Maybe you're wrong, a two-part answer.
First, rich westerners have kids late, and EA is young - people having a child in their mid-to-late 30s isn't uncommon.
Second, the EAs I know with kids don't necessarily talk about them, especially in EA circles. so your sample that implies there are very few EAs with kids is probably skewed. (Edit to add: 6% of SSC survey respondents have more than 2 kids. Another 10% have 2, and a further 7.5% have 1. And the average age of respondents is 33 - per the survey, more than half of people over 40 have a kid, and 10% of those in their 30s do.)

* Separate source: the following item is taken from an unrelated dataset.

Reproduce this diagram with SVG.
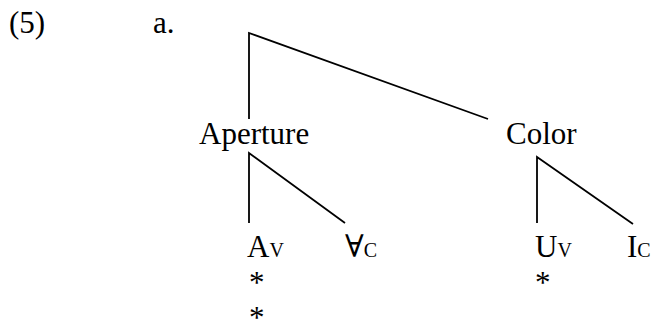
<svg xmlns="http://www.w3.org/2000/svg" width="657" height="324" viewBox="0 0 657 324">
<style>
text{font-family:"Liberation Serif","Times New Roman","DejaVu Serif",serif;font-size:31px;fill:#000}
.s{font-size:20px}
.e{stroke:#000;stroke-width:1.8;fill:none}
</style>
<rect width="657" height="324" fill="#fff"/>
<text x="9" y="33">(5)</text>
<text x="153" y="33">a.</text>
<g id="edges">
<polyline class="e" points="249,119 249,33 488,119"/>
<polyline class="e" points="249,223 249,153 345,223"/>
<polyline class="e" points="537,223 537,157 633,224"/>
</g>
<g id="aperture"><text x="199" y="144">Aperture</text></g>
<g id="color"><text x="506" y="144">Color</text></g>
<g id="av"><text x="247" y="257">A<tspan class="s">V</tspan></text>
<text x="249" y="293">*</text>
<text x="249" y="328">*</text></g>
<g id="vc"><text x="345" y="257">∀<tspan class="s">C</tspan></text></g>
<g id="uv"><text x="535" y="257">U<tspan class="s">V</tspan></text>
<text x="535" y="293">*</text></g>
<g id="ic"><text x="627" y="257">I<tspan class="s">C</tspan></text></g>
</svg>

I’d be interested to see comparisons of the rate at which rationalists and EAs have children compared to analogous groups, controlling for example for education, age, religiosity, and income. I think this might make the difference seems smaller.
To this I would add:
Beware of the selection effect where I’d expect people with kids are less likely to come to meetups, less likely to post on this forum, etc. than EAs with overall-similar levels of involvement, so it can look like there are fewer than is actually the case, if you aren’t counting carefully.
For EA clusters in very-high-housing-cost areas specifically (Milan mentioned the Bay), I wouldn’t be surprised if the broader similar demographic is also avoiding children, since housing is usually the largest direct financial cost of having children, so you may need to control for that as well.
(I think I agree there’s still some difference here, just flagging some confounders beyond what Buck mentioned.)
fwiw I'm using "Bay Area Rationality" to point to a particular subculture (that which grew out of Overcoming Bias and LessWrong and is now centered around but not entirely contained by the Bay Area), and to disambiguate from the broader notion of "Rationality," which I understand to encompass many social movements, subcultures, and time periods.
I believe Mormons and Catholics are punching above their weight in the US.